By 1960, the plantation workforce was down to 9,000, about half its pre-World War II size. At the same time, hand labor was virtually eliminated. No longer were there gangs of workers wielding machetes and carrying loads of sugarcane and pineapples on their backs. Specially designed bulldozers and cranes were brought in to do the heavy work.  Because there were fewer of them, and because the machinery enabled them to produce more, Hawaii’s farm workers became – and remain – far and away the country’s most highly compensated. Other farm workers continue to toil in poverty, while the Hawaiian workers earn wages comparable to those of non-farm workers and benefits unknown on most farms – medical and dental care, sick leave, paid holidays and vacations, pensions, overtime and severance pay and even, in some cases, 40-hour workweeks.

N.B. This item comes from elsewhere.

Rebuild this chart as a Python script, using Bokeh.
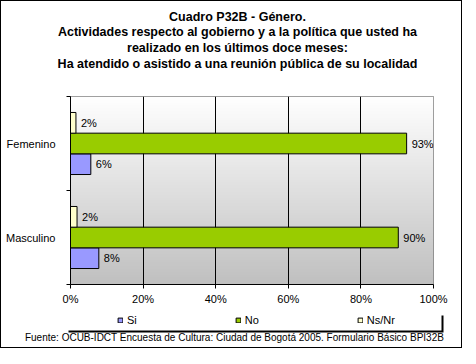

Plantation and longshore workers are still the backbone of the ILWU in Hawaii, but Hall long ago led the union into just about every industry in the islands, Bakers, factory workers, automobile salesmen, supermarket clerks and a wide variety of other workers, especially including hotel workers and others in Hawaii’s extensive tourist industry – all carry union cards. It’s their guarantee of economic and political rights and rewards, of dignity and self-respect and a chance to determine their own destinies, of an effective voice on the job and in their communities, of fair and equal treatment their forebears could only dream of.

Without the leadership of Jack Hall, that impossible dream might never have come true.


Dick Meister, former Labor Editor of the San Francisco Chronicle, is co-author of “A Long Time Coming: The Struggle to Unionize America’s Farm Workers” (Macmillan). For more on Jack Hall, see “A Spark Is Struck, Jack Hall and the ILWU in Hawaii” by Sanford Zalburg.